Toutefois le livre du diplomate Jean-Paul Alexis Au protocole du général de Gaulle, souvenirs insolites de l’Élysée relate ainsi un incident sérieux survenu le 16 mai 1962 :
Dans la cour de l’École le 16 mai 1962.
“ [La promotion 1960] allait recevoir bientôt la promotion jumelle de Saint-Cyr, venue de Coëtquidan à Paris. Les saint-cyriens sont donc reçus à l’École polytechnique (encore à Paris, rue Descartes) mais, pendant le salut aux couleurs, ils reçoivent une pluie de papier toilette venue des fenêtres des étages élevés du bâtiment. L’affront est patent et si grave que quatre élèves mal notés sont renvoyés et, par solidarité, le major se joint à eux.
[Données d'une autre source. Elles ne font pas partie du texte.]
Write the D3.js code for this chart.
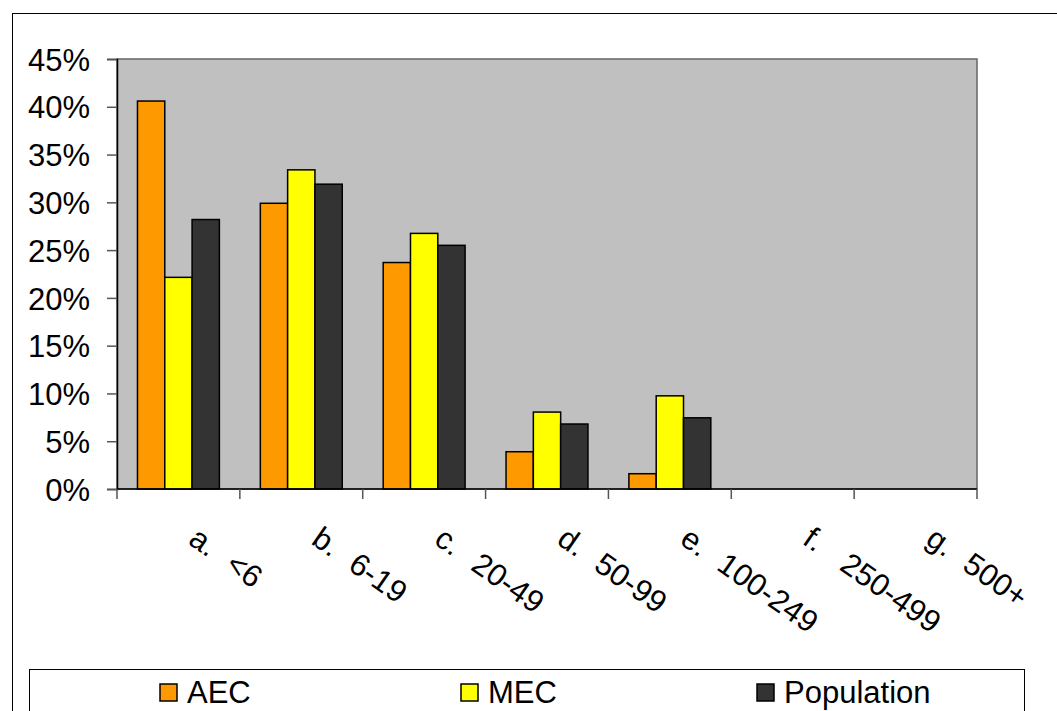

Mon beau-frère [Albert Costa de Beauregard, X 60, ce major], âgé de vingt ans, téléphone à l’Élysée pour me demander d’arranger les choses. Je raconte donc l’incident au colonel de Bonneval [aide de camp du Général] en plaidant l’indulgence. Funeste initiative ! Bonneval, choqué de l’insulte au drapeau, en parle au Général, entre saint-cyriens, et la sanction est confirmée. Le général de Gaulle se souvenait pourtant d’une visite exemplaire à Polytechnique le 9 juin 1959 après avoir été grossièrement reçu, un trimestre avant, non loin de là, rue d’Ulm, à l’École normale supérieure [où des élèves avaient refusé de lui serrer la main, ce qui mit fin très prématurément à ses visites dans des établissements universitaires, du moins en France], mais il songeait surtout, d’évidence, à ses officiers de l’armée de terre, traumatisés par les événements d’Algérie et justement susceptibles sur l’honneur de leur école.
Ainsi un simple chahut, d’un goût détestable, devenait, un peu par ma faute, une affaire d’État. Finalement, après des jours d’angoisse, il y eut des sanctions, des excuses, mais aucun renvoi. ”
Bien qu’il fût au pouvoir encore dix ans jusqu’au 28 avril 1969, le Général n’est jamais retourné à l’École après la visite du 9 juin 1959. Son père Henri de Gaulle (1848−1932) s’était présenté au concours en 1867, y avait été admissible mais pas admis.
Tels sont, en quelques lignes, les éléments de “ l’intersection ” entre le général de Gaulle et l’École polytechnique, brossés à l’occasion de la redécouverte d’une lettre inattendue d’il y a quatre-vingt-huit ans.